* **Data segment**
begin

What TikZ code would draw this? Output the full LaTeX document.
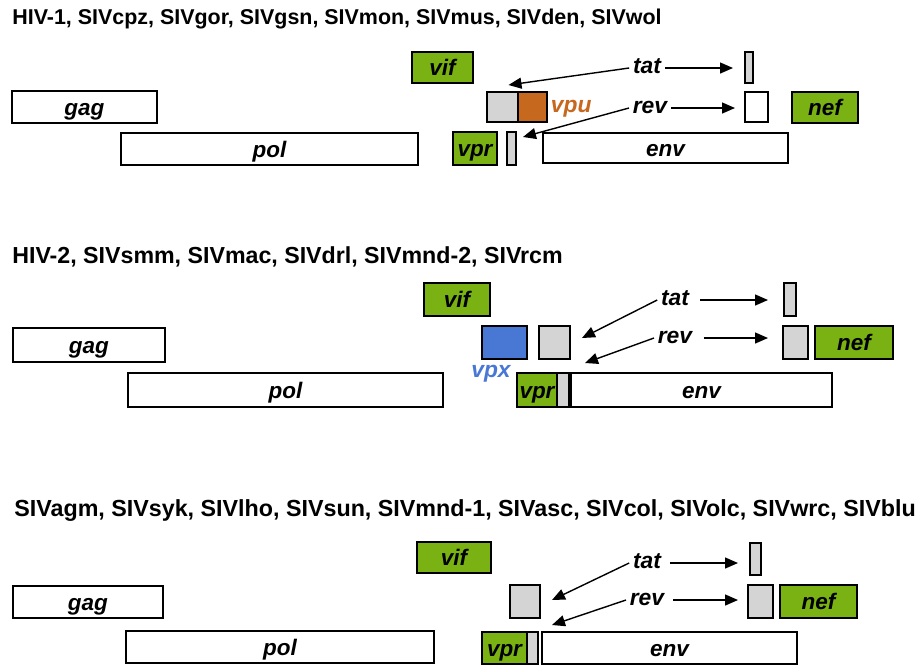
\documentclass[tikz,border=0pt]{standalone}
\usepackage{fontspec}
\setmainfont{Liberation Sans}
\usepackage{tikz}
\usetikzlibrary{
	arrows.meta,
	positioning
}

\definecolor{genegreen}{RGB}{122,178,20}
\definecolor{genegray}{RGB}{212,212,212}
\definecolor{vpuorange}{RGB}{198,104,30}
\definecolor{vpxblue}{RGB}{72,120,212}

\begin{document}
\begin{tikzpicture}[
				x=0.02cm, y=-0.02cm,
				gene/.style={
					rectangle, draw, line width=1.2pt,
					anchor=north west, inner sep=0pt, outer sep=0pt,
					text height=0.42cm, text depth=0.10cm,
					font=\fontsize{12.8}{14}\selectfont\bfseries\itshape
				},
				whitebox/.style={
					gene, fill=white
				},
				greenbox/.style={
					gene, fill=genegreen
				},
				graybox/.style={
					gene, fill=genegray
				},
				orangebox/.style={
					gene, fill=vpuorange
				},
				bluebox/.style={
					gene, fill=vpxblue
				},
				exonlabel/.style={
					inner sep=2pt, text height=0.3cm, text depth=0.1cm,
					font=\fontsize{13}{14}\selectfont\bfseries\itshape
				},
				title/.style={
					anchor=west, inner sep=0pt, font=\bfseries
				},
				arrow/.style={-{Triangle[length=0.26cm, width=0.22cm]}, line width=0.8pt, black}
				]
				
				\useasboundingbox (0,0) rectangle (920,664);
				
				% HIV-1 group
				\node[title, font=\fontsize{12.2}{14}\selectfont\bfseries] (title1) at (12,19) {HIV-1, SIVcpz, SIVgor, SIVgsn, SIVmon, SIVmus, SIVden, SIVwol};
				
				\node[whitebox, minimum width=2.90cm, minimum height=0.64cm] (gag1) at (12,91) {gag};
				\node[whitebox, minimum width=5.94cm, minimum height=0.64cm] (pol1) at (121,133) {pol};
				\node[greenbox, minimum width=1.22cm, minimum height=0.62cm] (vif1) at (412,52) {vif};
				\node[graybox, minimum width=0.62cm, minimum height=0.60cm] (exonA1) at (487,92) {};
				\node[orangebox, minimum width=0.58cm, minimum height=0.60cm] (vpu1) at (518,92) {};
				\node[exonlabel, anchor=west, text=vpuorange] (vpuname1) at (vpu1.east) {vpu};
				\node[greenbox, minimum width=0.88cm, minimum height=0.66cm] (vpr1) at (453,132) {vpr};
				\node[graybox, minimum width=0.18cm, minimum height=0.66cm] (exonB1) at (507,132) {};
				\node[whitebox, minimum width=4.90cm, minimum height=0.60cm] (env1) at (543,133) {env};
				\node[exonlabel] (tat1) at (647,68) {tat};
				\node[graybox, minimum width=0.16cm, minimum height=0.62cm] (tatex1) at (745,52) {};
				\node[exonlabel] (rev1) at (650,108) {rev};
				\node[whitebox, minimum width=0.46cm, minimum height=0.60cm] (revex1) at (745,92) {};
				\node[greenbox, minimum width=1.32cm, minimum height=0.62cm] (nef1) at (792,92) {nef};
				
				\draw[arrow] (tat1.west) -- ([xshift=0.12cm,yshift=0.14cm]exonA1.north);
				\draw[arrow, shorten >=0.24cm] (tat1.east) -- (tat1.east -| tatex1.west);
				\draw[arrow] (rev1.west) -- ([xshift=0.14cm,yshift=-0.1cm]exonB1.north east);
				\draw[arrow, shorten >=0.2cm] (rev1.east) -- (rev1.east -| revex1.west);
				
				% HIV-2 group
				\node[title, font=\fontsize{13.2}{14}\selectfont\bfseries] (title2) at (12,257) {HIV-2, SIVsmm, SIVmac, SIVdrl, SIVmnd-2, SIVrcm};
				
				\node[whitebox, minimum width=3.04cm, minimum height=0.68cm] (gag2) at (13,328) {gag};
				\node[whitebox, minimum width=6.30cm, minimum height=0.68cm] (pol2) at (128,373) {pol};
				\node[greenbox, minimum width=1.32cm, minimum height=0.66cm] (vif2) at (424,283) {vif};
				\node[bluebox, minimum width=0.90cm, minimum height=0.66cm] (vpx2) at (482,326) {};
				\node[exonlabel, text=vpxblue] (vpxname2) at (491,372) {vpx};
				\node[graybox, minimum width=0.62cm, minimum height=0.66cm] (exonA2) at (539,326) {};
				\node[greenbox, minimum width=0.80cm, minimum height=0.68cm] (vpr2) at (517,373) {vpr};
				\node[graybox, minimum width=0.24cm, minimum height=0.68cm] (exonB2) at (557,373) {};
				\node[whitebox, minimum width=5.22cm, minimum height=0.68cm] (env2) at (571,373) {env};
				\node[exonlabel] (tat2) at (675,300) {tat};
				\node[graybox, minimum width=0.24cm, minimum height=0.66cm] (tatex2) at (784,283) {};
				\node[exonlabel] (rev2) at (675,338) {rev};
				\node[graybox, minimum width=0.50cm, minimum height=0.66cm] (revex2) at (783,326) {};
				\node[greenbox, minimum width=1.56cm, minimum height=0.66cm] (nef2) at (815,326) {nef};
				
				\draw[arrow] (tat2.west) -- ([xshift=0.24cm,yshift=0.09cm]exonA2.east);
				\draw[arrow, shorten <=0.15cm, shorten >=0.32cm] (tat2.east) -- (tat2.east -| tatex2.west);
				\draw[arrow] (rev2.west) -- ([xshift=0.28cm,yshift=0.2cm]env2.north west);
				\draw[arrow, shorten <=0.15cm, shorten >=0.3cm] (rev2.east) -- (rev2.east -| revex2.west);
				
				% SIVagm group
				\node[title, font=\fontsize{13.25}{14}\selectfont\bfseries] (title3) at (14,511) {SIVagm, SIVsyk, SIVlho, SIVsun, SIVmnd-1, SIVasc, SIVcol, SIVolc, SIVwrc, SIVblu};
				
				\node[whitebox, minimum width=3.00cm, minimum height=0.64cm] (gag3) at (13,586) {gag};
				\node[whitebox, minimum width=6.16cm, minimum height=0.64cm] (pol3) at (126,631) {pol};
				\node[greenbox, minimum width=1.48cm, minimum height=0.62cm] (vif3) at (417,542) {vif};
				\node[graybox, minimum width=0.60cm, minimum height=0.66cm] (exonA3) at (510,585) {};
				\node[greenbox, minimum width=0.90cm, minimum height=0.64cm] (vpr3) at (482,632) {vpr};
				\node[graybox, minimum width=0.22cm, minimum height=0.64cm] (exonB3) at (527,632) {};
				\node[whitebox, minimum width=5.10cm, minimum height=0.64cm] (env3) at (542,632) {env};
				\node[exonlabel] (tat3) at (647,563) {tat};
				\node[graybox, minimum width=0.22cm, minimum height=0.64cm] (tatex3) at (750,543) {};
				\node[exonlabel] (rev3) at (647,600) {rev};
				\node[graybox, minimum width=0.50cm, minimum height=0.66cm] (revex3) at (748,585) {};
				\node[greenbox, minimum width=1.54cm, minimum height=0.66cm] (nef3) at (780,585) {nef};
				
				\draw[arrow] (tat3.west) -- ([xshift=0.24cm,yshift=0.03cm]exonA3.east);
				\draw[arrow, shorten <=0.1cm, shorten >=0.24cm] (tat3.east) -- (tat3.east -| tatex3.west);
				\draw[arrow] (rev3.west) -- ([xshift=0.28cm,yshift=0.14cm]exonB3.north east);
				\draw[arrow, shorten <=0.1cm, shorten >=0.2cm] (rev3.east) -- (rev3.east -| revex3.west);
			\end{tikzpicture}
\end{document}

end

* **Task goal**
Pictures are to be left out; repeat all the remaining data exactly.

* **Answer below**
What TikZ code would draw this? Output the full LaTeX document.
\documentclass[tikz,border=0pt]{standalone}
\usepackage{fontspec}
\setmainfont{Liberation Sans}
\usepackage{tikz}
\usetikzlibrary{
	arrows.meta,
	positioning
}

\definecolor{genegreen}{RGB}{122,178,20}
\definecolor{genegray}{RGB}{212,212,212}
\definecolor{vpuorange}{RGB}{198,104,30}
\definecolor{vpxblue}{RGB}{72,120,212}

\begin{document}
\begin{tikzpicture}[
				x=0.02cm, y=-0.02cm,
				gene/.style={
					rectangle, draw, line width=1.2pt,
					anchor=north west, inner sep=0pt, outer sep=0pt,
					text height=0.42cm, text depth=0.10cm,
					font=\fontsize{12.8}{14}\selectfont\bfseries\itshape
				},
				whitebox/.style={
					gene, fill=white
				},
				greenbox/.style={
					gene, fill=genegreen
				},
				graybox/.style={
					gene, fill=genegray
				},
				orangebox/.style={
					gene, fill=vpuorange
				},
				bluebox/.style={
					gene, fill=vpxblue
				},
				exonlabel/.style={
					inner sep=2pt, text height=0.3cm, text depth=0.1cm,
					font=\fontsize{13}{14}\selectfont\bfseries\itshape
				},
				title/.style={
					anchor=west, inner sep=0pt, font=\bfseries
				},
				arrow/.style={-{Triangle[length=0.26cm, width=0.22cm]}, line width=0.8pt, black}
				]
				
				\useasboundingbox (0,0) rectangle (920,664);
				
				% HIV-1 group
				\node[title, font=\fontsize{12.2}{14}\selectfont\bfseries] (title1) at (12,19) {HIV-1, SIVcpz, SIVgor, SIVgsn, SIVmon, SIVmus, SIVden, SIVwol};
				
				\node[whitebox, minimum width=2.90cm, minimum height=0.64cm] (gag1) at (12,91) {gag};
				\node[whitebox, minimum width=5.94cm, minimum height=0.64cm] (pol1) at (121,133) {pol};
				\node[greenbox, minimum width=1.22cm, minimum height=0.62cm] (vif1) at (412,52) {vif};
				\node[graybox, minimum width=0.62cm, minimum height=0.60cm] (exonA1) at (487,92) {};
				\node[orangebox, minimum width=0.58cm, minimum height=0.60cm] (vpu1) at (518,92) {};
				\node[exonlabel, anchor=west, text=vpuorange] (vpuname1) at (vpu1.east) {vpu};
				\node[greenbox, minimum width=0.88cm, minimum height=0.66cm] (vpr1) at (453,132) {vpr};
				\node[graybox, minimum width=0.18cm, minimum height=0.66cm] (exonB1) at (507,132) {};
				\node[whitebox, minimum width=4.90cm, minimum height=0.60cm] (env1) at (543,133) {env};
				\node[exonlabel] (tat1) at (647,68) {tat};
				\node[graybox, minimum width=0.16cm, minimum height=0.62cm] (tatex1) at (745,52) {};
				\node[exonlabel] (rev1) at (650,108) {rev};
				\node[whitebox, minimum width=0.46cm, minimum height=0.60cm] (revex1) at (745,92) {};
				\node[greenbox, minimum width=1.32cm, minimum height=0.62cm] (nef1) at (792,92) {nef};
				
				\draw[arrow] (tat1.west) -- ([xshift=0.12cm,yshift=0.14cm]exonA1.north);
				\draw[arrow, shorten >=0.24cm] (tat1.east) -- (tat1.east -| tatex1.west);
				\draw[arrow] (rev1.west) -- ([xshift=0.14cm,yshift=-0.1cm]exonB1.north east);
				\draw[arrow, shorten >=0.2cm] (rev1.east) -- (rev1.east -| revex1.west);
				
				% HIV-2 group
				\node[title, font=\fontsize{13.2}{14}\selectfont\bfseries] (title2) at (12,257) {HIV-2, SIVsmm, SIVmac, SIVdrl, SIVmnd-2, SIVrcm};
				
				\node[whitebox, minimum width=3.04cm, minimum height=0.68cm] (gag2) at (13,328) {gag};
				\node[whitebox, minimum width=6.30cm, minimum height=0.68cm] (pol2) at (128,373) {pol};
				\node[greenbox, minimum width=1.32cm, minimum height=0.66cm] (vif2) at (424,283) {vif};
				\node[bluebox, minimum width=0.90cm, minimum height=0.66cm] (vpx2) at (482,326) {};
				\node[exonlabel, text=vpxblue] (vpxname2) at (491,372) {vpx};
				\node[graybox, minimum width=0.62cm, minimum height=0.66cm] (exonA2) at (539,326) {};
				\node[greenbox, minimum width=0.80cm, minimum height=0.68cm] (vpr2) at (517,373) {vpr};
				\node[graybox, minimum width=0.24cm, minimum height=0.68cm] (exonB2) at (557,373) {};
				\node[whitebox, minimum width=5.22cm, minimum height=0.68cm] (env2) at (571,373) {env};
				\node[exonlabel] (tat2) at (675,300) {tat};
				\node[graybox, minimum width=0.24cm, minimum height=0.66cm] (tatex2) at (784,283) {};
				\node[exonlabel] (rev2) at (675,338) {rev};
				\node[graybox, minimum width=0.50cm, minimum height=0.66cm] (revex2) at (783,326) {};
				\node[greenbox, minimum width=1.56cm, minimum height=0.66cm] (nef2) at (815,326) {nef};
				
				\draw[arrow] (tat2.west) -- ([xshift=0.24cm,yshift=0.09cm]exonA2.east);
				\draw[arrow, shorten <=0.15cm, shorten >=0.32cm] (tat2.east) -- (tat2.east -| tatex2.west);
				\draw[arrow] (rev2.west) -- ([xshift=0.28cm,yshift=0.2cm]env2.north west);
				\draw[arrow, shorten <=0.15cm, shorten >=0.3cm] (rev2.east) -- (rev2.east -| revex2.west);
				
				% SIVagm group
				\node[title, font=\fontsize{13.25}{14}\selectfont\bfseries] (title3) at (14,511) {SIVagm, SIVsyk, SIVlho, SIVsun, SIVmnd-1, SIVasc, SIVcol, SIVolc, SIVwrc, SIVblu};
				
				\node[whitebox, minimum width=3.00cm, minimum height=0.64cm] (gag3) at (13,586) {gag};
				\node[whitebox, minimum width=6.16cm, minimum height=0.64cm] (pol3) at (126,631) {pol};
				\node[greenbox, minimum width=1.48cm, minimum height=0.62cm] (vif3) at (417,542) {vif};
				\node[graybox, minimum width=0.60cm, minimum height=0.66cm] (exonA3) at (510,585) {};
				\node[greenbox, minimum width=0.90cm, minimum height=0.64cm] (vpr3) at (482,632) {vpr};
				\node[graybox, minimum width=0.22cm, minimum height=0.64cm] (exonB3) at (527,632) {};
				\node[whitebox, minimum width=5.10cm, minimum height=0.64cm] (env3) at (542,632) {env};
				\node[exonlabel] (tat3) at (647,563) {tat};
				\node[graybox, minimum width=0.22cm, minimum height=0.64cm] (tatex3) at (750,543) {};
				\node[exonlabel] (rev3) at (647,600) {rev};
				\node[graybox, minimum width=0.50cm, minimum height=0.66cm] (revex3) at (748,585) {};
				\node[greenbox, minimum width=1.54cm, minimum height=0.66cm] (nef3) at (780,585) {nef};
				
				\draw[arrow] (tat3.west) -- ([xshift=0.24cm,yshift=0.03cm]exonA3.east);
				\draw[arrow, shorten <=0.1cm, shorten >=0.24cm] (tat3.east) -- (tat3.east -| tatex3.west);
				\draw[arrow] (rev3.west) -- ([xshift=0.28cm,yshift=0.14cm]exonB3.north east);
				\draw[arrow, shorten <=0.1cm, shorten >=0.2cm] (rev3.east) -- (rev3.east -| revex3.west);
			\end{tikzpicture}
\end{document}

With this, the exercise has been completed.